Na referida reunião, Cristovam Buarque vê aprovado estoutro requerimento "extrapauta" (fora da ordem de trabalhos). Quando se oferece para ler a correspondente justificação, a Senadora Lídice da Mata, presidindo à reunião, dispensa-o dessa leitura e acrescenta: "V. Ex.ª inclusive, a Senadora Ana Amélia e eu também tivemos a oportunidade de debater esse assunto aqui (...) e tivemos uma audiência com a Casa Civil [da Presidência da República] à época [em 2012]. Se não me engano, é na mesma direção." (sic) O mesmo é dizer que a história se repete, assim reza a transcrição da sessão que com prazer aqui se reproduz.

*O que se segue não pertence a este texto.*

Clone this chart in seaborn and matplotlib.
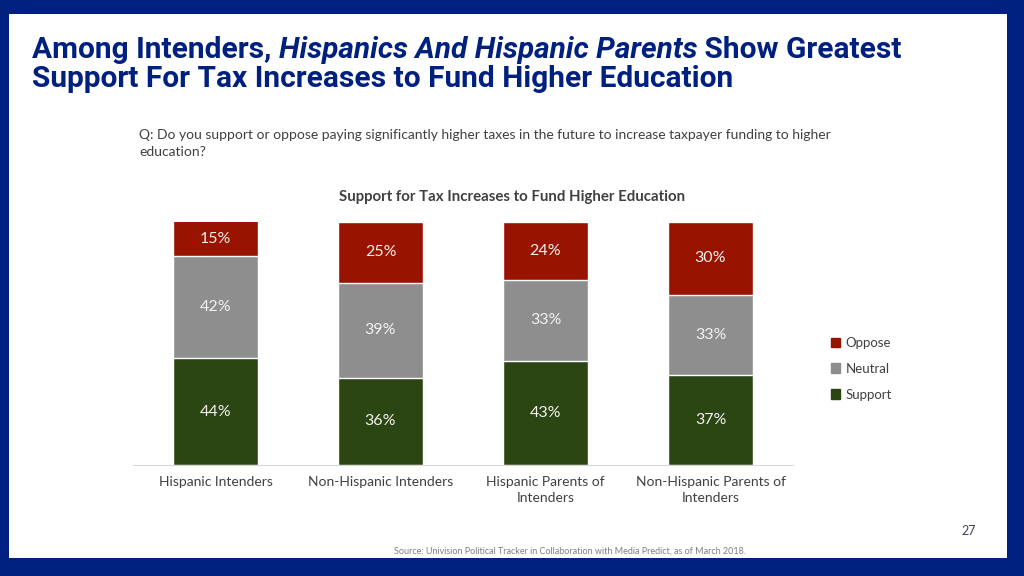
import matplotlib
matplotlib.use("Agg")
import matplotlib.pyplot as plt
import matplotlib.patches as mpatches
import pandas as pd
import seaborn as sns

# data
groups = ["Hispanic Intenders", "Non-Hispanic Intenders",
          "Hispanic Parents of\nIntenders", "Non-Hispanic Parents of\nIntenders"]
support = [44, 36, 43, 37]
neutral = [42, 39, 33, 33]
oppose = [15, 25, 24, 30]

navy = "#00207f"
c_oppose = "#981300"
c_neutral = "#8e8e8e"
c_support = "#2b4612"
txt = "#404040"

df = pd.DataFrame({"group": groups, "Support": support, "Neutral": neutral, "Oppose": oppose})
df["lvl1"] = df["Support"]
df["lvl2"] = df["Support"] + df["Neutral"]
df["lvl3"] = df["lvl2"] + df["Oppose"]

sns.set_style("white")
plt.rcParams["font.family"] = ["Lato", "DejaVu Sans"]

fig = plt.figure(figsize=(10.24, 5.76), dpi=100)
fig.patch.set_facecolor(navy)
# white slide area inside the navy frame
fig.add_artist(mpatches.Rectangle((9 / 1024, 18 / 576), (1007 - 9) / 1024, (562 - 18) / 576,
                                  transform=fig.transFigure, facecolor="white", edgecolor="none", zorder=0))

ax = fig.add_axes([133 / 1024, 111 / 576, 660 / 1024, 243 / 576])
ax.set_facecolor("none")

# stacked bars: draw the cumulative totals from back to front
sns.barplot(data=df, x="group", y="lvl3", color=c_oppose, width=0.52, saturation=1, ax=ax)
sns.barplot(data=df, x="group", y="lvl2", color=c_neutral, width=0.52, saturation=1, ax=ax)
sns.barplot(data=df, x="group", y="lvl1", color=c_support, width=0.52, saturation=1, ax=ax)

for i, row in df.iterrows():
    top = min(row["lvl3"], 100)
    for lo, hi, val in [(0, row["lvl1"], row["Support"]),
                        (row["lvl1"], row["lvl2"], row["Neutral"]),
                        (row["lvl2"], top, row["Oppose"])]:
        ax.text(i, (lo + hi) / 2, "%d%%" % val, ha="center", va="center",
                color="#f2f2f2", fontsize=11.5)

ax.set_xlim(-0.5, 3.5)
ax.set_ylim(0, 100)
ax.set_xlabel("")
ax.set_ylabel("")
ax.set_yticks([])
for s in ["top", "left", "right"]:
    ax.spines[s].set_visible(False)
ax.spines["bottom"].set_color("#d9d9d9")
ax.tick_params(axis="x", length=0, pad=8, labelsize=10, labelcolor=txt)
for lab in ax.get_xticklabels():
    lab.set_linespacing(1.35)

# legend
handles = [mpatches.Patch(color=c, label=l) for c, l in
           [(c_oppose, "Oppose"), (c_neutral, "Neutral"), (c_support, "Support")]]
fig.legend(handles=handles, loc="upper left", bbox_to_anchor=(819 / 1024, 1 - 325 / 576),
           frameon=False, fontsize=9.5, handlelength=0.7, handleheight=0.7,
           handletextpad=0.4, labelspacing=1.05, labelcolor=txt)

# title with italic middle part
fig.canvas.draw()
r = fig.canvas.get_renderer()
x = 32 / 1024
y1 = 1 - 58 / 576
for part, style in [("Among Intenders, ", "normal"),
                    ("Hispanics And Hispanic Parents", "italic"),
                    (" Show Greatest", "normal")]:
    t = fig.text(x, y1, part, fontsize=21.5, fontweight="bold", style=style,
                 color=navy, family="Roboto", va="baseline")
    bb = t.get_window_extent(renderer=r)
    x += bb.width / 1024
fig.text(32 / 1024, 1 - 87 / 576, "Support For Tax Increases to Fund Higher Education",
         fontsize=21.5, fontweight="bold", color=navy, family="Roboto", va="baseline")

fig.text(139 / 1024, 1 - 135 / 576,
         "Q: Do you support or oppose paying significantly higher taxes in the future to increase taxpayer funding to higher",
         fontsize=10, color=txt, va="center")
fig.text(139 / 1024, 1 - 152 / 576, "education?", fontsize=10, color=txt, va="center")

fig.text(512 / 1024, 1 - 197 / 576, "Support for Tax Increases to Fund Higher Education",
         fontsize=10.8, fontweight="bold", color=txt, ha="center", va="center")

fig.text(969 / 1024, 1 - 531 / 576, "27", fontsize=9, color="#404060", ha="center", va="center")
fig.text(570 / 1024, 1 - 551 / 576,
         "Source: Univision Political Tracker in Collaboration with Media Predict, as of March 2018.",
         fontsize=6.5, color="#7f7f7f", ha="center", va="center")

fig.savefig("out.png", dpi=100, facecolor=fig.get_facecolor())
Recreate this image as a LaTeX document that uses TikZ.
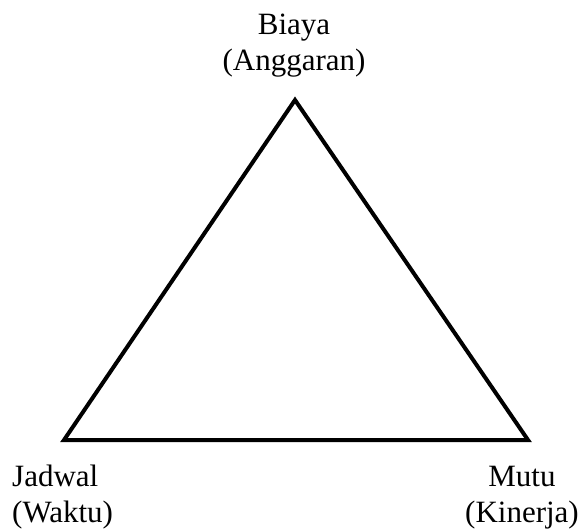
\documentclass[tikz,border=0pt]{standalone}
\usepackage{fontspec}
\setmainfont{Liberation Serif}
\begin{document}
\begin{tikzpicture}[x=1pt,y=-1pt,
  lbl/.style={inner sep=0pt,font=\fontsize{31}{36}\selectfont},
  edge/.style={line width=4pt,line join=miter}]
\useasboundingbox (0,0) rectangle (584,529);
\coordinate (A) at (295,100);
\coordinate (B) at (64,440);
\coordinate (C) at (528,440);
\draw[edge] (A) -- (B) -- (C) -- cycle;
\node[lbl,align=center,anchor=base] (biaya) at (294,71) {Biaya\\(Anggaran)};
\node[lbl,align=left,anchor=base west] (jadwal) at (12,522) {Jadwal\\(Waktu)};
\node[lbl,align=center,anchor=base] (mutu) at (522,522) {Mutu\\(Kinerja)};
\end{tikzpicture}
\end{document}
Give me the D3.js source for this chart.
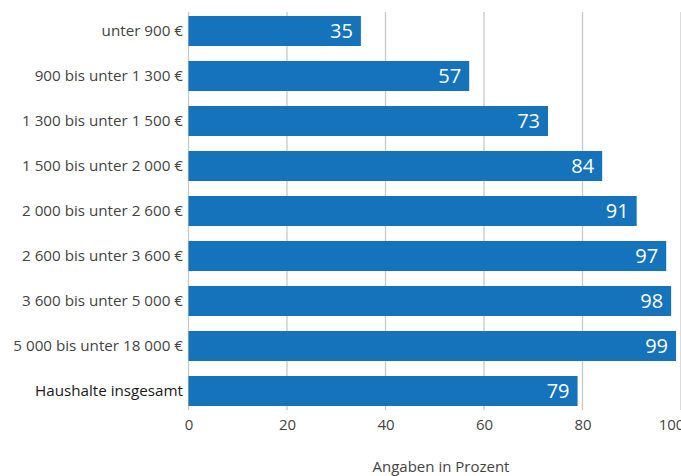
<!DOCTYPE html>
<html><head><meta charset="utf-8">
<script src="https://cdn.jsdelivr.net/npm/d3@7"></script>
<style>
body{margin:0;background:#fff;}
svg{display:block;font-family:"Open Sans",sans-serif;}
</style></head>
<body><svg id="c" width="681" height="476"></svg>
<script>
const categories = ["unter 900 €","900 bis unter 1 300 €","1 300 bis unter 1 500 €","1 500 bis unter 2 000 €","2 000 bis unter 2 600 €","2 600 bis unter 3 600 €","3 600 bis unter 5 000 €","5 000 bis unter 18 000 €","Haushalte insgesamt"];
const values = [35,57,73,84,91,97,98,99,79];
const xTicks = [0,20,40,60,80,100];
const axisTitle = "Angaben in Prozent";

const svg = d3.select("#c");
const x = d3.scaleLinear().domain([0,100]).range([188.5,681]);
const y = d3.scaleBand().domain(categories).range([8.5,413.5]).paddingInner(1/3).paddingOuter(1/6);

// gridlines
svg.append("g").selectAll("line").data(xTicks).join("line")
  .attr("x1",d=>x(d)).attr("x2",d=>x(d)).attr("y1",12).attr("y2",410)
  .attr("stroke","#c8c8c8").attr("stroke-width",1.3);

// bars
svg.append("g").selectAll("rect").data(values).join("rect")
  .attr("x",x(0)).attr("y",(d,i)=>y(categories[i]))
  .attr("width",d=>x(d)-x(0)).attr("height",y.bandwidth())
  .attr("fill","#1473bb");

// value labels
svg.append("g").selectAll("text").data(values).join("text")
  .attr("x",d=>x(d)-8).attr("y",(d,i)=>y(categories[i])+y.bandwidth()/2)
  .attr("dy","0.36em").attr("text-anchor","end")
  .attr("fill","#fff").attr("font-size",20).text(d=>d);

// category labels
svg.append("g").selectAll("text").data(categories).join("text")
  .attr("x",183).attr("y",d=>y(d)+y.bandwidth()/2)
  .attr("dy","0.35em").attr("text-anchor","end")
  .attr("fill",(d,i)=>i===categories.length-1?"#1a1a1a":"#444")
  .attr("font-size",15.2).text(d=>d);

// x axis
const ax = svg.append("g").attr("transform","translate(0,419)")
  .call(d3.axisBottom(x).tickValues(xTicks).tickSize(0).tickPadding(0));
ax.select(".domain").remove();
ax.selectAll("text").attr("font-size",15).attr("fill","#444").attr("font-family","'Open Sans',sans-serif").attr("dy","0.71em")
  .attr("x",d=>d===100?-10:0);

svg.append("text").attr("x",441).attr("y",467).attr("dy","0.35em")
  .attr("text-anchor","middle").attr("font-size",15).attr("fill","#444").text(axisTitle);
</script></body></html>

Infelizmente, o texto da tal porção justificativa do documento, cuja menção era manifestamente desnecessária, não ficou acessível no portal da Comissão.

Mais adiante na mesma reunião, ao referir o requerimento retirado, Cristovam Buarque assinala: "acho que ele se choca com o meu requerimento anterior [o que acabara de ser aprovado], que eu considero mais importante e urgente." Compreende-se a urgência apenas se o Relatório tiver o propósito de "abortar" novamente a entrada em vigor do AO90. Só nesse caso, com efeito, a remessa à Presidente não deveria aguardar a realização da tal audiência. Somente nesse pressuposto se percebe que os Relatores não quisessem que o Relatório chegasse ao Palácio do Planalto agora em Dezembro, no mês anterior à "vigência plena" determinada pelo Decreto presidencial de 27/12/2012, mas mais cedo.

Podemos pôr o champanhe no frio? Assim sim, feliz 2016. Enquanto a "bomba" circula nos corredores do Planalto e do Itamaraty, antes de deflagrar no clube dos "lusófonos" que tanto vêm lucrando com este crime de lesa-Pátrias, ficamos de olhos postos no Brasil, neste País circunstancialmente refém de quem nos crê a alma cotada em petrodólares, nesta impossível rota anti-histórica e contra-evolutiva traçada na demanda por nenhures, degredada, náufraga, desnorteada... pelo Cruzeiro do Sul. Raptaram-nos esta velha Europa cultural, que definha e agoniza a bordo de um navio petroleiro da Europa política; pagamos o resgate – vão-se todos os anéis, fiquem todos os dedos.